» Exercise goal
Search the entries for the word "this" and pull out each line that has it.

Records with drawing code
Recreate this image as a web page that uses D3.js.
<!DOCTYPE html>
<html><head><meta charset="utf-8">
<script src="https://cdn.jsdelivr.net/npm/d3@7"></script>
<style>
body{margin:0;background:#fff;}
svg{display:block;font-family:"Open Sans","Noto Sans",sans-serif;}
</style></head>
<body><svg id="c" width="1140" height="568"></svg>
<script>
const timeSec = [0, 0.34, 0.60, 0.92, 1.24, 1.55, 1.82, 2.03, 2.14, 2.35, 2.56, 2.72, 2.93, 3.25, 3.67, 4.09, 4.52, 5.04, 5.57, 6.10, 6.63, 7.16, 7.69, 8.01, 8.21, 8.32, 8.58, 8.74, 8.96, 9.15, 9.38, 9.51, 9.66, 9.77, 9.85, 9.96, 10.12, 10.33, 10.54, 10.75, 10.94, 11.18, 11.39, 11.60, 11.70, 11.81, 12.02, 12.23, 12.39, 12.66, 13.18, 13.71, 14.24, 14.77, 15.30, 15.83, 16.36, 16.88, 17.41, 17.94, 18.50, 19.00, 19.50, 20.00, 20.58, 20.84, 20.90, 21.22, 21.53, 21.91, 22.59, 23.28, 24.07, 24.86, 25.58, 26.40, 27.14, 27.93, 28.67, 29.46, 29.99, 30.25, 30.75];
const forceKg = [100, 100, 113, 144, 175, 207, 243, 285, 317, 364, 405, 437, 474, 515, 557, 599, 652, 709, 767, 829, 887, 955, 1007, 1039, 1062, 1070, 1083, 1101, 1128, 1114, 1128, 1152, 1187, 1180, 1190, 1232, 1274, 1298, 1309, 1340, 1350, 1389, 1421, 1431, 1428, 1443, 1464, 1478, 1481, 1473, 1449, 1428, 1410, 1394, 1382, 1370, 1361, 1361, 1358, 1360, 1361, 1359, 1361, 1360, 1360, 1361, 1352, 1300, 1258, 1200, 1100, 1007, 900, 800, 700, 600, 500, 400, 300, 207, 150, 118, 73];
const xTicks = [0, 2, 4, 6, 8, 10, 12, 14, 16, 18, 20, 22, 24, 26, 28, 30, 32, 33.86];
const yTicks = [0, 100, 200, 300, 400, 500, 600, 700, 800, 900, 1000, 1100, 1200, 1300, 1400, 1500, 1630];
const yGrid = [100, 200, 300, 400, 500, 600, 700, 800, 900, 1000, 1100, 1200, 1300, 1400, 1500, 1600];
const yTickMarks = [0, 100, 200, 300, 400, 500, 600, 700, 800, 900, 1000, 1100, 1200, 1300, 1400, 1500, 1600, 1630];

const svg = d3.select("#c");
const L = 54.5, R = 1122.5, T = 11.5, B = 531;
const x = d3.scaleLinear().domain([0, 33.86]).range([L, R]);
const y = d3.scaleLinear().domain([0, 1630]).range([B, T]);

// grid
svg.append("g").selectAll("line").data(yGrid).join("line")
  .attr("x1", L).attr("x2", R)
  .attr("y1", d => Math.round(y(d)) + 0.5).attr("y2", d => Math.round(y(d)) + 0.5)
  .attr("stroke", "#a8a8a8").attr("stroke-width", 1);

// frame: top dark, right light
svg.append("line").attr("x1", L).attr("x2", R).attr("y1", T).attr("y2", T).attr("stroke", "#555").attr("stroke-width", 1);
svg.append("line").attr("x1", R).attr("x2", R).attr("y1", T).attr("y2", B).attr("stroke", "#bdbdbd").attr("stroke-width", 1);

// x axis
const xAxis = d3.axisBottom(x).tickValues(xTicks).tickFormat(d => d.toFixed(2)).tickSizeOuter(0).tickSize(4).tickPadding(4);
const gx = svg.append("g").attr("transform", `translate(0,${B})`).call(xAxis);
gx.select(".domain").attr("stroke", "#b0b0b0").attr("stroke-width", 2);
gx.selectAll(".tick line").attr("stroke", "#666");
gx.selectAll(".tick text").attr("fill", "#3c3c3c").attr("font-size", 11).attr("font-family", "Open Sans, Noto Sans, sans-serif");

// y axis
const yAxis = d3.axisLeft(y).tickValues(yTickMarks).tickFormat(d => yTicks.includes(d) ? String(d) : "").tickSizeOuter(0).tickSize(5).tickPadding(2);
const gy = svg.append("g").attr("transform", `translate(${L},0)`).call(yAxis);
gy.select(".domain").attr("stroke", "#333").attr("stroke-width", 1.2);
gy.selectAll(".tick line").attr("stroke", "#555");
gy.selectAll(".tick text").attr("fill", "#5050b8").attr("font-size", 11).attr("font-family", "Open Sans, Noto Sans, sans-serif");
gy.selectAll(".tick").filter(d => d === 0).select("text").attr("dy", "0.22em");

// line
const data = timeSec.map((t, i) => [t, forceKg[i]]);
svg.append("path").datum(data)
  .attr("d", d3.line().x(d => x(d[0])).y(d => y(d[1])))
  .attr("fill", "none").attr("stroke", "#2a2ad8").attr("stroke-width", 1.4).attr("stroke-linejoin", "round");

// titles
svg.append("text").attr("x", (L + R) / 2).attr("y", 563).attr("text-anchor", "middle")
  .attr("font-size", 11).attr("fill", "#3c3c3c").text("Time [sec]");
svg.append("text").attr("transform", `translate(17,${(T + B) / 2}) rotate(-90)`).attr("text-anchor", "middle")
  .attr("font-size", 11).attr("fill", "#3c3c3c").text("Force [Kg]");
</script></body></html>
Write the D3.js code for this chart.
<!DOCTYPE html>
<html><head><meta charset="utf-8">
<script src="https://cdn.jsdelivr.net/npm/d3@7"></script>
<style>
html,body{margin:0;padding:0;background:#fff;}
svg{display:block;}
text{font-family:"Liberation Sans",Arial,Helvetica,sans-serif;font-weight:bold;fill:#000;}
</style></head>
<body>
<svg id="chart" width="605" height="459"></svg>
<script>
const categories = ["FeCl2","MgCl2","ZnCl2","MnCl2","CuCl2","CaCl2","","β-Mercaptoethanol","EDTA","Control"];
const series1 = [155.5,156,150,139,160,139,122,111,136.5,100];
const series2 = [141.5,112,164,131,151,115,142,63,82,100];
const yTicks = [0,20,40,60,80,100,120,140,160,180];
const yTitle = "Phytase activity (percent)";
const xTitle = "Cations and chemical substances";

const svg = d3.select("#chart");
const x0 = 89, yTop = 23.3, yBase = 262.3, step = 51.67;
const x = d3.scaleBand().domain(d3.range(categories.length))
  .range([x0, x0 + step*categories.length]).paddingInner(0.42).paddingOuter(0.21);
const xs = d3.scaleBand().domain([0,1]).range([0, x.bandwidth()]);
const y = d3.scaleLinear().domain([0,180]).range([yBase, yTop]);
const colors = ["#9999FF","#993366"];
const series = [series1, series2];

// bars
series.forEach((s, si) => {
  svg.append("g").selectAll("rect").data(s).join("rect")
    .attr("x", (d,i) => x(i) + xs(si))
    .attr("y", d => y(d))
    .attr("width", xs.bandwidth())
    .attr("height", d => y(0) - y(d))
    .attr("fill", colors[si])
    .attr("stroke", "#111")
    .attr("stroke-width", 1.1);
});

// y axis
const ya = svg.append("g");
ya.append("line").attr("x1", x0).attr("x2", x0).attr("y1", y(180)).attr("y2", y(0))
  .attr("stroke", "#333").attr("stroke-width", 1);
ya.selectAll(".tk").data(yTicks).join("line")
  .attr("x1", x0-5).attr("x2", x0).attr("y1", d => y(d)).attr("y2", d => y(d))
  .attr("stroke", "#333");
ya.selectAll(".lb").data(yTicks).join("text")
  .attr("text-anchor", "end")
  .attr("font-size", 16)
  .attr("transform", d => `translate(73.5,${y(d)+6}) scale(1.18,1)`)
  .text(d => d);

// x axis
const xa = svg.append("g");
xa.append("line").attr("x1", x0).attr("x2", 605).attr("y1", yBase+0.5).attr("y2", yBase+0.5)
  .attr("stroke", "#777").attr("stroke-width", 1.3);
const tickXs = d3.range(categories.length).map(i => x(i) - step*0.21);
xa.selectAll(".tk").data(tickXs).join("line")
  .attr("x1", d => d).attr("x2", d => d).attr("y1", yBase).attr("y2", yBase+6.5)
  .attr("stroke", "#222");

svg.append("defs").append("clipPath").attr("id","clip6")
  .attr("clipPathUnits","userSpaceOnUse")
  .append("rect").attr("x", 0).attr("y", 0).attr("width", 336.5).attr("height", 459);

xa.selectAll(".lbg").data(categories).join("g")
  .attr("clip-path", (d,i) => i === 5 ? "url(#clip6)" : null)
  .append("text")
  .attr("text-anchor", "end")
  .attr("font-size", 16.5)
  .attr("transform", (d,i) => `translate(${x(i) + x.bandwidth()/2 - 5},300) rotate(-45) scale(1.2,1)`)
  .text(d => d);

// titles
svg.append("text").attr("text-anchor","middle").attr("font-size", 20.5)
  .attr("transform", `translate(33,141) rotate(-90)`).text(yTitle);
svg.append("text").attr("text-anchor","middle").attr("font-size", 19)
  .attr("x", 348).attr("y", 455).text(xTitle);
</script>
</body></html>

» Finished task
Recreate this image as a web page that uses D3.js.
Write the D3.js code for this chart.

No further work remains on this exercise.